Return, without pictures, the lines from the start of the data through the one that contains "const total = counts.reduce((a, b)".
--------------------------------
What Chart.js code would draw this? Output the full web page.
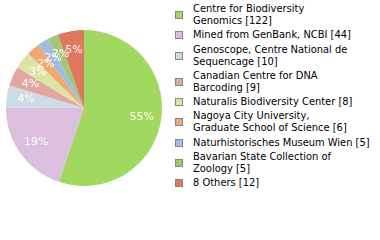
<!DOCTYPE html>
<html>
<head>
<meta charset="utf-8">
<script src="https://cdn.jsdelivr.net/npm/chart.js@4"></script>
<style>
    body { margin: 0; background: #fff; width: 380px; height: 240px; overflow: hidden; position: relative; }
    #pieBox { position: absolute; left: 0; top: 0; width: 168px; height: 216px; }
    #legend { position: absolute; left: 175px; top: 3px; font-family: "DejaVu Sans Condensed", "DejaVu Sans", sans-serif; font-size: 11px; color: #000; }
    .legend-item { display: flex; align-items: center; margin-bottom: 2.3px; }
    .legend-box { width: 6px; height: 6px; border: 1px solid #888; margin-right: 10px; flex: none; }
    .legend-text { line-height: 12px; }
</style>
</head>
<body>
<div id="pieBox"><canvas id="pieChart"></canvas></div>
<div id="legend"></div>
<script>
// Data
const categories = [
    ["Centre for Biodiversity", "Genomics"],
    ["Mined from GenBank, NCBI"],
    ["Genoscope, Centre National de", "Sequencage"],
    ["Canadian Centre for DNA", "Barcoding"],
    ["Naturalis Biodiversity Center"],
    ["Nagoya City University,", "Graduate School of Science"],
    ["Naturhistorisches Museum Wien"],
    ["Bavarian State Collection of", "Zoology"],
    ["8 Others"]
];
const counts = [122, 44, 10, 9, 8, 6, 5, 5, 12];
const sliceColors = ['#a0d860', '#dcbede', '#ccdce6', '#e0a8a0', '#dce4a4', '#f0a870', '#a0bce0', '#a0c878', '#e07860'];

const total = counts.reduce((a, b) => a + b, 0);

// Percent labels on the slices
const percentLabels = {
    id: 'percentLabels',
    afterDatasetsDraw(chart) {
        const ctx = chart.ctx;
        const meta = chart.getDatasetMeta(0);
        ctx.save();
        ctx.font = '11px "DejaVu Sans", sans-serif';
        ctx.fillStyle = '#fff';
        ctx.textAlign = 'center';
        ctx.textBaseline = 'middle';
        meta.data.forEach((arc, i) => {
            const mid = (arc.startAngle + arc.endAngle) / 2;
            const r = arc.outerRadius * 0.75;
            const pct = Math.floor(counts[i] / total * 100);
            ctx.fillText(pct + '%', arc.x + Math.cos(mid) * r, arc.y + Math.sin(mid) * r);
        });
        ctx.restore();
    }
};

new Chart(document.getElementById('pieChart').getContext('2d'), {
    type: 'pie',
    data: {
        labels: categories.map(c => c.join(' ')),
        datasets: [{
            data: counts,
            backgroundColor: sliceColors,
            borderWidth: 0
        }]
    },
    options: {
        responsive: true,
        maintainAspectRatio: false,
        animation: false,
        layout: { padding: { left: 6, right: 6, top: 30, bottom: 30 } },
        plugins: {
            legend: { display: false },
            tooltip: { enabled: false }
        }
    },
    plugins: [percentLabels]
});

// Legend
const legend = document.getElementById('legend');
categories.forEach((lines, i) => {
    const item = document.createElement('div');
    item.className = 'legend-item';
    const box = document.createElement('div');
    box.className = 'legend-box';
    box.style.background = sliceColors[i];
    const text = document.createElement('div');
    text.className = 'legend-text';
    const withCount = lines.slice();
    withCount[withCount.length - 1] += ' [' + counts[i] + ']';
    text.innerHTML = withCount.join('<br>');
    item.appendChild(box);
    item.appendChild(text);
    legend.appendChild(item);
});
</script>
</body>
</html>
--------------------------------
Task output >>
What Chart.js code would draw this? Output the full web page.
<!DOCTYPE html>
<html>
<head>
<meta charset="utf-8">
<script src="https://cdn.jsdelivr.net/npm/chart.js@4"></script>
<style>
    body { margin: 0; background: #fff; width: 380px; height: 240px; overflow: hidden; position: relative; }
    #pieBox { position: absolute; left: 0; top: 0; width: 168px; height: 216px; }
    #legend { position: absolute; left: 175px; top: 3px; font-family: "DejaVu Sans Condensed", "DejaVu Sans", sans-serif; font-size: 11px; color: #000; }
    .legend-item { display: flex; align-items: center; margin-bottom: 2.3px; }
    .legend-box { width: 6px; height: 6px; border: 1px solid #888; margin-right: 10px; flex: none; }
    .legend-text { line-height: 12px; }
</style>
</head>
<body>
<div id="pieBox"><canvas id="pieChart"></canvas></div>
<div id="legend"></div>
<script>
// Data
const categories = [
    ["Centre for Biodiversity", "Genomics"],
    ["Mined from GenBank, NCBI"],
    ["Genoscope, Centre National de", "Sequencage"],
    ["Canadian Centre for DNA", "Barcoding"],
    ["Naturalis Biodiversity Center"],
    ["Nagoya City University,", "Graduate School of Science"],
    ["Naturhistorisches Museum Wien"],
    ["Bavarian State Collection of", "Zoology"],
    ["8 Others"]
];
const counts = [122, 44, 10, 9, 8, 6, 5, 5, 12];
const sliceColors = ['#a0d860', '#dcbede', '#ccdce6', '#e0a8a0', '#dce4a4', '#f0a870', '#a0bce0', '#a0c878', '#e07860'];

const total = counts.reduce((a, b) => a + b, 0);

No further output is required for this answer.